• Exercise description: Quote from the first line below through the line that contains "610,42 700,48 C700,110", both included, and leave the pictures out.
++++++++
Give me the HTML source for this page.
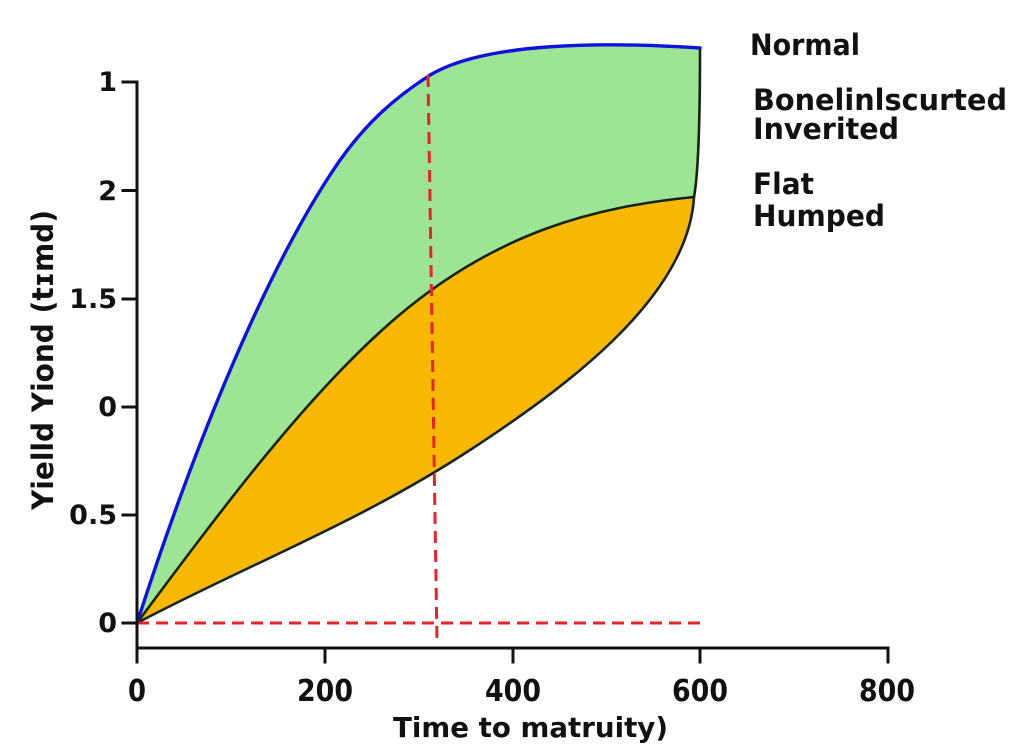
<!DOCTYPE html>
<html>
<head>
<meta charset="utf-8">
<style>
  html, body { margin: 0; padding: 0; background: #ffffff; }
  svg { display: block; }
  text { font-family: "DejaVu Sans", "Liberation Sans", sans-serif; font-weight: bold; fill: #111; }
</style>
</head>
<body>
<svg width="1024" height="747" viewBox="0 0 1024 747" xmlns="http://www.w3.org/2000/svg">
  <rect width="1024" height="747" fill="#ffffff"/>

  <!-- Green fill -->
  <path fill="#9de495" d="M137,623 C197,437 265,275 330,175 C362,125 395,98 427,77 C482,41 610,42 700,48 C700,110 699,170 694,197 C688,300 560,391 470,450 C360,522 247,565 137,623 Z"/>

  <!-- Orange fill -->
  <path fill="#f9b800" d="M137,623 C224,506 310,391 397,317 C497,232 594,207 694,197 C688,300 560,391 470,450 C360,522 247,565 137,623 Z"/>

  <!-- Dark outlines -->
  <g fill="none" stroke="#15250c" stroke-width="2.6" stroke-linejoin="round" stroke-linecap="round">
    <path d="M137,623 C224,506 310,391 397,317 C497,232 594,207 694,197"/>
    <path d="M137,623 C247,565 360,522 470,450 C560,391 688,300 694,197"/>
    <path d="M700,48 C700,110 699,170 694,197"/>
  </g>

  <!-- Blue curve -->
  <path fill="none" stroke="#1212e0" stroke-width="3.4" stroke-linecap="round" d="M137,623 C197,437 265,275 330,175 C362,125 395,98 427,77 C482,41 610,42 700,48"/>

  <!-- Red dashed lines -->
  <g stroke="#e8242a" stroke-width="3" fill="none" stroke-dasharray="12 7">
    <line x1="137" y1="623" x2="706" y2="623"/>
    <line x1="428" y1="75" x2="437" y2="642"/>
  </g>

  <!-- Axes -->
  <g stroke="#111" stroke-width="3" fill="none" stroke-linecap="square">
    <line x1="137" y1="82" x2="137" y2="662"/>
    <line x1="137" y1="648" x2="888" y2="648"/>
    <line x1="123" y1="82" x2="137" y2="82"/>
    <line x1="123" y1="190.5" x2="137" y2="190.5"/>
    <line x1="123" y1="299" x2="137" y2="299"/>
    <line x1="123" y1="407" x2="137" y2="407"/>
    <line x1="123" y1="515" x2="137" y2="515"/>
    <line x1="123" y1="623" x2="137" y2="623"/>
    <line x1="325" y1="648" x2="325" y2="662"/>
    <line x1="513" y1="648" x2="513" y2="662"/>
    <line x1="700" y1="648" x2="700" y2="662"/>
    <line x1="888" y1="648" x2="888" y2="662"/>
  </g>

  <!-- Y tick labels -->
  <g font-size="27" text-anchor="end">
    <text x="117" y="91">1</text>
    <text x="117" y="200">2</text>
    <text x="117" y="308">1.5</text>
    <text x="117" y="416">0</text>
    <text x="117" y="524">0.5</text>
    <text x="117" y="632">0</text>
  </g>

  <!-- X tick labels -->
  <g font-size="30">
    <text x="128" y="701" textLength="18" lengthAdjust="spacingAndGlyphs">0</text>
    <text x="297" y="701" textLength="56" lengthAdjust="spacingAndGlyphs">200</text>
    <text x="485" y="701" textLength="56" lengthAdjust="spacingAndGlyphs">400</text>
    <text x="672" y="701" textLength="56" lengthAdjust="spacingAndGlyphs">600</text>
    <text x="859" y="701" textLength="56" lengthAdjust="spacingAndGlyphs">800</text>
  </g>

  <!-- X axis title -->
  <text x="393" y="737" font-size="28" textLength="275" lengthAdjust="spacingAndGlyphs">Time to matruity)</text>

  <!-- Y axis title -->
  <text transform="translate(53,360) rotate(-90)" x="-150" y="0" font-size="29" textLength="300" lengthAdjust="spacingAndGlyphs">Yielld Yiond (tɪmd)</text>

  <!-- Legend labels -->
  <g font-size="29">
    <text x="750" y="55" textLength="110" lengthAdjust="spacingAndGlyphs">Normal</text>
    <text x="753" y="110" textLength="254" lengthAdjust="spacingAndGlyphs">Bonelinlscurted</text>
    <text x="753" y="139" textLength="146" lengthAdjust="spacingAndGlyphs">Inverited</text>
    <text x="753" y="194" textLength="61" lengthAdjust="spacingAndGlyphs">Flat</text>
    <text x="753" y="226" textLength="132" lengthAdjust="spacingAndGlyphs">Humped</text>
  </g>
</svg>
</body>
</html>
++++++++
• Output:
Give me the HTML source for this page.
<!DOCTYPE html>
<html>
<head>
<meta charset="utf-8">
<style>
  html, body { margin: 0; padding: 0; background: #ffffff; }
  svg { display: block; }
  text { font-family: "DejaVu Sans", "Liberation Sans", sans-serif; font-weight: bold; fill: #111; }
</style>
</head>
<body>
<svg width="1024" height="747" viewBox="0 0 1024 747" xmlns="http://www.w3.org/2000/svg">
  <rect width="1024" height="747" fill="#ffffff"/>

  <!-- Green fill -->
  <path fill="#9de495" d="M137,623 C197,437 265,275 330,175 C362,125 395,98 427,77 C482,41 610,42 700,48 C700,110 699,170 694,197 C688,300 560,391 470,450 C360,522 247,565 137,623 Z"/>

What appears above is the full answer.